Nicht nur die Produktion und der Verkauf von Masken wurden von Kliemann und Illbruck als Wohltätigkeit inszeniert, sondern auch mehrere öffentlichkeitswirksame Spenden an Geflüchtete. 

Recherchen des ZDF Magazin Royale zeigen nun, dass darunter 100.000 Masken von unzureichender Qualität waren:  

Im April 2020 gab „Global Tactics“ jeweils 100.000 Masken in Vietnam und Bangladesch in Auftrag, um die Lieferung für weitere Mengen zu testen. Die Lieferung aus Bangladesch stellte sich jedoch als qualitativ minderwertig und nicht für den Verkauf geeignet heraus. Das geht aus einem Urteil des Landgerichts Kleve vom 4. März 2022 hervor.

Interne Chats und die Stellungnahme von Tom Illbruck belegen, dass Illbruck beschloss, die mangelhaften bangladeschischen Masken an Geflüchtetenlager in Griechenland und über eine in Kroatien ansässige Organisation nach Bosnien zu schicken. So bat Tom Illbruck einen Geschäftspartner um die Übersendung von 50.000 unzureichenden Masken.
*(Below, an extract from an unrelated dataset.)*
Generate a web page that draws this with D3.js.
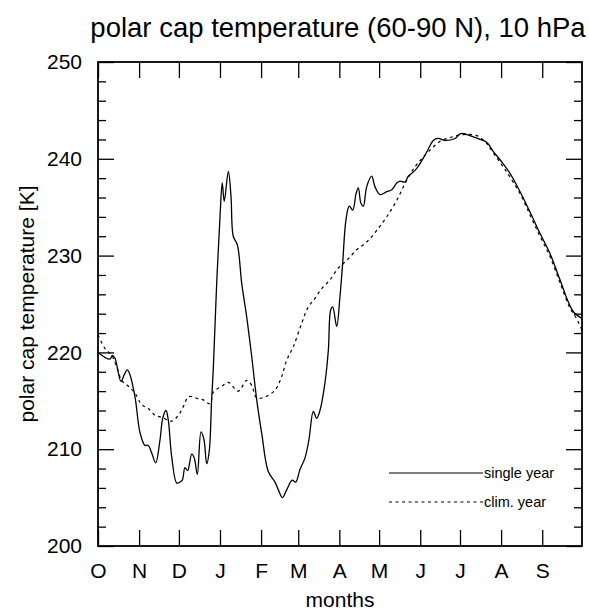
<!DOCTYPE html>
<html>
<head>
<meta charset="utf-8">
<script src="https://cdn.jsdelivr.net/npm/d3@7"></script>
<style>
  body { margin: 0; background: #fff; }
  text { font-family: "Liberation Sans", Arial, Helvetica, sans-serif; fill: #000; }
</style>
</head>
<body>
<svg id="chart" width="589" height="613"></svg>
<script>
// months start at October, x is day of the season (0 = 1 Oct)
const monthStarts = [0, 31, 61, 92, 123, 151, 182, 212, 243, 273, 304, 335];
const monthLabels = ["O", "N", "D", "J", "F", "M", "A", "M", "J", "J", "A", "S"];
const yMajorTicks = [200, 210, 220, 230, 240, 250];

// single year
const singleDays = [0, 9.0, 10.8, 12.8, 17.3, 19.8, 22.1, 24.1, 27.9, 31.7, 35.4, 37.9, 40.5, 43.5,
  46.8, 48.8, 51.3, 53.0, 55.6, 59.4, 61.8, 63.6, 65.6, 67.6, 70.7, 72.6, 74.9, 77.7, 79.9,
  82.0, 83.9, 85.7, 87.0, 89.5, 92.0, 93.7, 95.2, 98.3, 100.3, 102.0, 105.1, 108.4, 112.1,
  115.9, 119.7, 123.5, 128.4, 133.5, 136.0, 139.0, 142.3, 146.5, 149.1, 152.3, 156.1, 159.1,
  162.4, 164.9, 167.4, 171.2, 173.7, 175.5, 177.0, 180.0, 182.5, 184.5, 187.0, 189.5, 192.1,
  194.6, 196.3, 198.3, 200.1, 202.6, 206.4, 208.9, 212.7, 217.7, 221.5, 225.3, 227.8, 231.5,
  234.0, 239.1, 242.8, 247.9, 252.9, 256.6, 261.7, 269.2, 273.5, 280.5, 288.1, 293.1, 297.9,
  303.2, 310.7, 318.3, 325.8, 333.3, 340.9, 348.4, 354.7, 358.5, 365];
const singleTemps = [220.0, 219.3, 219.7, 219.4, 217.0, 217.7, 218.2, 217.7, 215.4, 211.7, 210.4, 210.4, 209.6, 208.6,
  211.0, 213.2, 214.0, 213.0, 209.2, 206.5, 206.6, 206.8, 208.1, 207.8, 209.5, 209.1, 207.4, 211.8, 211.0,
  208.5, 209.8, 215.1, 218.5, 227.1, 234.0, 237.5, 235.6, 238.7, 236.1, 232.0, 231.1, 227.1, 223.7,
  219.6, 215.1, 211.6, 207.7, 206.6, 205.8, 205.0, 205.8, 206.8, 206.6, 207.9, 209.1, 211.0,
  213.9, 213.2, 214.0, 216.9, 220.2, 224.4, 224.7, 222.7, 225.8, 229.2, 233.7, 235.1, 234.7,
  236.4, 237.0, 235.4, 235.1, 237.1, 238.2, 237.1, 236.3, 236.6, 236.8, 237.5, 237.7, 237.6,
  238.2, 238.8, 239.5, 240.7, 241.9, 242.1, 241.9, 242.1, 242.6, 242.4, 242.0, 241.7, 240.8,
  239.9, 238.5, 236.6, 234.5, 232.3, 230.2, 227.5, 225.2, 224.2, 223.5];

// climatological year
const climDays = [0, 5.3, 10.3, 14.1, 17.9, 22.9, 27.9, 33.0, 37.9, 43.0, 48.0, 55.6, 60.6, 64.3,
  68.1, 71.9, 75.6, 79.4, 84.5, 87.0, 93.3, 98.3, 105.8, 112.1, 115.9, 119.7, 125.9, 133.5,
  138.5, 142.3, 147.3, 153.6, 158.6, 163.7, 168.7, 175.0, 181.2, 187.6, 195.1, 202.6, 210.2,
  217.7, 225.3, 232.8, 240.3, 250.4, 257.9, 265.5, 275.5, 285.6, 293.1, 298.1, 306.9, 318.3,
  325.8, 333.3, 340.9, 348.4, 355.9, 360.5, 365];
const climTemps = [221.8, 220.4, 219.7, 218.5, 217.1, 216.5, 215.8, 214.6, 214.2, 213.5, 213.3, 212.9, 213.5, 214.4,
  215.4, 215.4, 215.2, 215.1, 214.7, 215.9, 216.5, 216.9, 216.0, 217.1, 216.6, 215.3, 215.4, 216.1,
  217.5, 219.2, 220.6, 223.0, 224.7, 225.6, 226.6, 227.5, 228.7, 229.5, 230.6, 231.4, 232.6,
  234.0, 235.7, 237.8, 239.4, 240.9, 241.8, 242.2, 242.5, 242.4, 241.6, 240.6, 238.9, 236.4,
  234.2, 232.0, 229.9, 227.2, 224.6, 223.6, 222.3];

const legendLabels = ["single year", "clim. year"];

const svg = d3.select("#chart");
const plotLeft = 98, plotRight = 582, plotTop = 62, plotBottom = 546;

const x = d3.scaleLinear().domain([0, 365]).range([plotLeft, plotRight]);
const y = d3.scaleLinear().domain([200, 250]).range([plotBottom, plotTop]);
const minorTicks = d3.range(200, 251, 2).filter(d => d % 10 !== 0);

// title
svg.append("text")
  .attr("x", 338).attr("y", 37)
  .attr("text-anchor", "middle")
  .style("font-size", "27.5px")
  .text("polar cap temperature (60-90 N), 10 hPa");

// curves
const line = d3.line()
  .x(d => x(d[0]))
  .y(d => y(d[1]))
  .curve(d3.curveCatmullRom.alpha(0.5));

svg.append("path")
  .datum(d3.zip(climDays, climTemps))
  .attr("fill", "none")
  .attr("stroke", "#000")
  .attr("stroke-width", 1.2)
  .attr("stroke-dasharray", "3,3.5")
  .attr("d", line);

svg.append("path")
  .datum(d3.zip(singleDays, singleTemps))
  .attr("fill", "none")
  .attr("stroke", "#000")
  .attr("stroke-width", 1.3)
  .attr("d", line);

// axes, ticks point inwards
function styleAxis(g) {
  g.select(".domain").remove();
  g.selectAll(".tick line").attr("stroke", "#000").attr("stroke-width", 1.3);
  g.selectAll("text").style("font-size", "21px").attr("fill", "#000");
}

svg.append("g")
  .attr("transform", `translate(0,${plotBottom})`)
  .call(d3.axisBottom(x).tickValues(monthStarts)
    .tickFormat((d, i) => monthLabels[i])
    .tickSizeInner(-16).tickSizeOuter(0).tickPadding(17))
  .call(styleAxis);

svg.append("g")
  .attr("transform", `translate(0,${plotTop})`)
  .call(d3.axisTop(x).tickValues(monthStarts).tickFormat("")
    .tickSizeInner(-16).tickSizeOuter(0))
  .call(styleAxis);

svg.append("g")
  .attr("transform", `translate(${plotLeft},0)`)
  .call(d3.axisLeft(y).tickValues(yMajorTicks).tickFormat(d3.format("d"))
    .tickSizeInner(-16).tickSizeOuter(0).tickPadding(16))
  .call(styleAxis);

svg.append("g")
  .attr("transform", `translate(${plotLeft},0)`)
  .call(d3.axisLeft(y).tickValues(minorTicks).tickFormat("")
    .tickSizeInner(-8).tickSizeOuter(0))
  .call(styleAxis);

svg.append("g")
  .attr("transform", `translate(${plotRight},0)`)
  .call(d3.axisRight(y).tickValues(yMajorTicks).tickFormat("")
    .tickSizeInner(-16).tickSizeOuter(0))
  .call(styleAxis);

svg.append("g")
  .attr("transform", `translate(${plotRight},0)`)
  .call(d3.axisRight(y).tickValues(minorTicks).tickFormat("")
    .tickSizeInner(-8).tickSizeOuter(0))
  .call(styleAxis);

// frame
svg.append("rect")
  .attr("x", plotLeft).attr("y", plotTop)
  .attr("width", plotRight - plotLeft).attr("height", plotBottom - plotTop)
  .attr("fill", "none")
  .attr("stroke", "#000")
  .attr("stroke-width", 1.8);

// axis titles
svg.append("text")
  .attr("x", (plotLeft + plotRight) / 2).attr("y", 607)
  .attr("text-anchor", "middle")
  .style("font-size", "21px")
  .text("months");

svg.append("text")
  .attr("transform", `translate(34,${(plotTop + plotBottom) / 2}) rotate(-90)`)
  .attr("text-anchor", "middle")
  .style("font-size", "21px")
  .text("polar cap temperature [K]");

// legend
const legend = svg.append("g");
legendLabels.forEach((label, i) => {
  const ly = 473 + i * 29;
  legend.append("line")
    .attr("x1", 389).attr("x2", 483)
    .attr("y1", ly).attr("y2", ly)
    .attr("stroke", "#000")
    .attr("stroke-width", 1.2)
    .attr("stroke-dasharray", i === 0 ? null : "3,3.5");
  legend.append("text")
    .attr("x", 484).attr("y", ly)
    .attr("dy", "0.35em")
    .style("font-size", "14.5px")
    .text(label);
});
</script>
</body>
</html>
Illbruck bestätigt auf Anfrage die „Übergabe” von Masken an Organisationen, die in Griechenland und Bosnien tätig sind. Während im Chatverlauf noch von einem Camp auf Samos die Rede ist, behauptet er dem ZDF Magazin Royale gegenüber, die Masken nach Lesbos verschickt zu haben. Illbruck erklärt, der Hersteller habe ihm die Testproduktion aus Bangladesch „zur Weitergabe“ überlassen. Dass es sich um eine Spende von minderwertigen Masken handelte, die Träger:innen einen deutlich verringerten Infektionsschutz bieten, ließ Illbruck in seiner Antwort unerwähnt.

Laut der E-Mail eines Zwischenhändlers von Illbruck und Kliemann waren die Masken „einlagig statt doppellagig”, ihre Gummibänder waren von unterschiedlicher Länge und die Nähte lösten sich viel zu leicht.